The call followed a judge’s decision to release former President Kocharyan from pre-trial detention.
“Without prejudice to the merits of this decision, we wish to emphasise that the independence of the judiciary is a pre-requisite for the rule of law, and that the rule of law is therefore best served by the absence of any interference from political actors. There are clear legal procedures, such as appeals to a higher court, to challenge a court decision that seems questionable. Respecting the rule of law requires respecting the procedures that exist to protect all citizens, irrespective of who they are.”
"However, we recognise that the reaction of the public to this court decision underscores the still low level of public trust in the judiciary. Judicial reforms remain a priority and we welcome Prime Minister Nikol Pashinyan's stated desire for far-reaching reform of the judicial system, particularly with regard to the fight against corruption, as well as his wish to associate the Council of Europe with it,” said the co-rapporteurs.
Pashinyan said Monday that the judicial system in Armenia is still not legitimate.
In a live address on Monday, the PM addressed demonstrators blocking access to courts across the country.
During the past year, he said in his speech, political changes have taken place in Armenia that have helped create legitimate legislative and executive powers, “but the judicial system continues to be non-legitimate.”

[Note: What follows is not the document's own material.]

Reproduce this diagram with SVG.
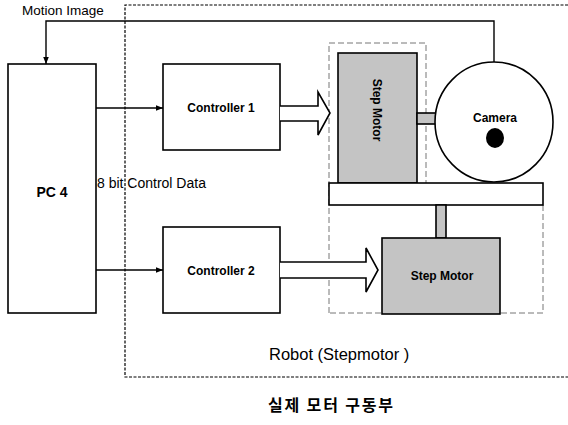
<svg xmlns="http://www.w3.org/2000/svg" width="568" height="425" viewBox="0 0 568 425">
<style>
.box{fill:#fff;stroke:#000;stroke-width:1.6}
.motor{fill:#c4c4c4;stroke:#000;stroke-width:1.6}
.dash{fill:none;stroke:#000;stroke-width:1.2;stroke-dasharray:3 1.5}
.gdash{fill:none;stroke:#777;stroke-width:1;stroke-dasharray:6 3}
.ln{fill:none;stroke:#000;stroke-width:1.4}
.hollow{fill:#fff;stroke:#000;stroke-width:1.6;stroke-linejoin:miter}
.t{font-family:"Liberation Sans",Arial,sans-serif;fill:#000}
.b{font-weight:bold}
.kr{font-family:"Noto Sans CJK KR",sans-serif;font-weight:bold;fill:#000}
</style>
<defs>
<marker id="ah" viewBox="0 0 10 10" refX="10" refY="5" markerWidth="7" markerHeight="7" markerUnits="userSpaceOnUse" orient="auto">
<path d="M0,1 L10,5 L0,9 Z" fill="#000"/>
</marker>
</defs>
<rect width="568" height="425" fill="#fff"/>

<g id="robot-region">
<path class="dash" d="M568,5 H125 V377 H568"/>
<text class="t" x="269" y="360" font-size="16.5">Robot (Stepmotor )</text>
</g>

<g id="frame">
<path class="gdash" d="M329,313 V43 H426 V183 M543,205 V313 H329"/>
</g>

<g id="pc4">
<rect class="box" x="8" y="64" width="88" height="249"/>
<text class="t b" x="52" y="197" font-size="14" text-anchor="middle">PC 4</text>
</g>

<g id="controller1">
<rect class="box" x="163" y="64" width="117" height="86"/>
<text class="t b" x="221" y="112" font-size="12" text-anchor="middle">Controller 1</text>
</g>

<g id="controller2">
<rect class="box" x="163" y="227" width="117" height="86"/>
<text class="t b" x="221" y="275" font-size="12" text-anchor="middle">Controller 2</text>
</g>

<g id="step-motor-1">
<rect class="motor" x="338" y="53" width="79" height="130"/>
<text class="t b" transform="translate(373,110) rotate(90)" font-size="12" text-anchor="middle">Step Motor</text>
</g>

<g id="shaft-1">
<rect class="motor" x="417" y="113" width="19" height="11" stroke-width="1"/>
</g>

<g id="camera">
<ellipse class="box" cx="494" cy="122" rx="59" ry="60"/>
<text class="t b" x="495" y="122" font-size="12" text-anchor="middle">Camera</text>
<ellipse cx="495" cy="138" rx="9" ry="10" fill="#000"/>
</g>

<g id="platform">
<rect class="box" x="329" y="183" width="214" height="22"/>
</g>

<g id="shaft-2">
<rect class="motor" x="436" y="205" width="10" height="33" stroke-width="1"/>
</g>

<g id="step-motor-2">
<rect class="motor" x="382" y="238" width="118" height="76"/>
<text class="t b" x="442" y="280" font-size="12" text-anchor="middle">Step Motor</text>
</g>

<g id="connectors">
<path class="ln" d="M494,62 V21 H46 V64" marker-end="url(#ah)"/>
<path class="ln" d="M96,108 H163" marker-end="url(#ah)"/>
<path class="ln" d="M96,270 H163" marker-end="url(#ah)"/>
<path class="hollow" d="M280,106 H318 V92 L330,113 L318,135 V121 H280"/>
<path class="hollow" d="M280,262 H366 V248 L378,270 L366,292 V278 H280"/>
</g>

<g id="labels">
<text class="t" x="22" y="15" font-size="13.5">Motion Image</text>
<text class="t" x="97" y="188" font-size="14">8 bit Control Data</text>
<text class="kr" x="268" y="411" font-size="16" textLength="125" lengthAdjust="spacing">실제 모터 구동부</text>
</g>
</svg>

Pashinyan said that it (the judicial system - Ed.) is a threat to the Armenian people.
According to the head of the government, all the judges from now on must be subjected to vetting, which means that people must have access to information about the political ties they have, their property, former activity, individual and professional characteristics
He said all the judges who handed out verdicts disputed in the European Court of Human Rights, must resign or be fired.
Judges “who know that they cannot work unbiased and objective” must resign too, he said.